Pamela Druckerman: I got interested is this topic sort of the way you go broke, very slowly and then all at once. I never thought French parenting was anything special or that it was a thing at all. It wasn't one of the things I was supposed to admire about France the way everyone talks about French wine and French fashion and French cheese.
So it wasn’t until my own child was about 18 months old that I . . . the accumulation of observations kind of crystallized at this moment when I was in a restaurant and I realized that it was only my daughter who was throwing food and running around the restaurant and whining and just generally having a miserable time, and we were the only parents, my partner and I, having a terrible time, that the other parents in the restaurant, the French parents, were talking nicely with their kids. Their kids were sitting in their chairs. They weren't running around the restaurant. They were eating all kinds of food, whereas my daughter was confined to sort of - she was eating pasta and baguettes and that kind of thing.

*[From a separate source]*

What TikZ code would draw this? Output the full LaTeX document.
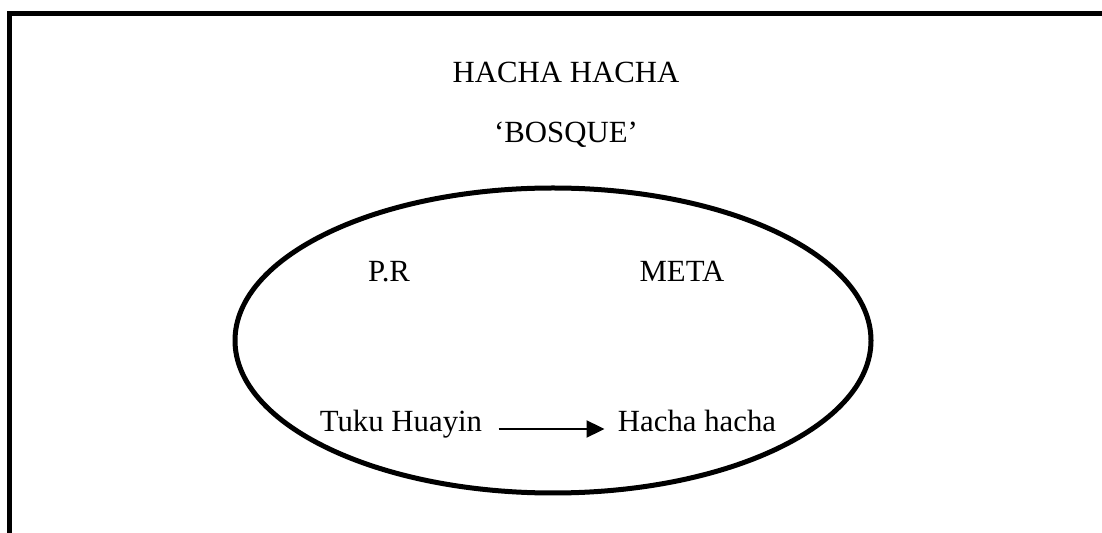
\documentclass[tikz,border=0pt]{standalone}
\usepackage{fontspec}
\setmainfont{Liberation Serif}
\usetikzlibrary{arrows.meta}
\tikzset{
  frame/.style={line width=2.6pt, line join=miter},
  oval/.style={line width=2.5pt},
  lbl/.style={inner sep=0pt, anchor=base, font=\fontsize{15.4}{18}\selectfont},
  link/.style={line width=1.1pt, -{Triangle[length=9pt,width=8.5pt]}}
}
\begin{document}
\begin{tikzpicture}[x=0.5pt,y=-0.5pt]
\useasboundingbox (0,0) rectangle (1102,533);
\draw[frame] (9.5,533) -- (9.5,13.5) -- (1102,13.5);
\draw[oval] (553,340.5) ellipse [x radius=318, y radius=152.5];
\node[lbl] (title) at (566,83) {HACHA HACHA};
\node[lbl] (bosque) at (566,143) {‘BOSQUE’};
\node[lbl] (pr) at (389,282) {P.R};
\node[lbl] (meta) at (682,282) {META};
\node[lbl] (tuku) at (401,432) {Tuku Huayin};
\node[lbl] (hacha) at (697,432) {Hacha hacha};
\draw[link] ([xshift=8pt,yshift=1.5pt]tuku.base east) -- ([xshift=-6.5pt,yshift=1.5pt]hacha.base west);
\end{tikzpicture}
\end{document}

And then I started to look around at some of the scientific literature that's out there out of universities like Princeton and the University of Texas, which American social scientists have compared French and American mothers. And it turns that - I don't know if this is a heartening statistic, but - French mothers find parenting less unpleasant than American mothers do, which is already a start.
The French talk about education, the education of their children. They don't talk about raising kids. They talk about education. And that has nothing to do with school. It’s this kind of broad description of how you raise children and what you teach them. And one of the things that the French believe you teach children is how to eat. They don't think kids are - you know, they think of course kids are born fussy. You know, adults also don't like unfamiliar foods, necessarily. It takes awhile to get used to them. So parents think it’s their job to get kids used to all different food and that's through re-proposing them.
When I tell French parents that I know lots of American kids who will eat only pasta or only white rice, they can't believe it. I mean, they can understand how the kid left to his own devices might do that, but they can't imagine that parents would allow that to happen. They think you educate your child in how to eat well and how to enjoy different tastes and that it’s not done in a militaristic way, ideally. It’s done by introducing food as one of life’s great pleasures and even artichokes is one of life’s great pleasures, or whatever the food might be.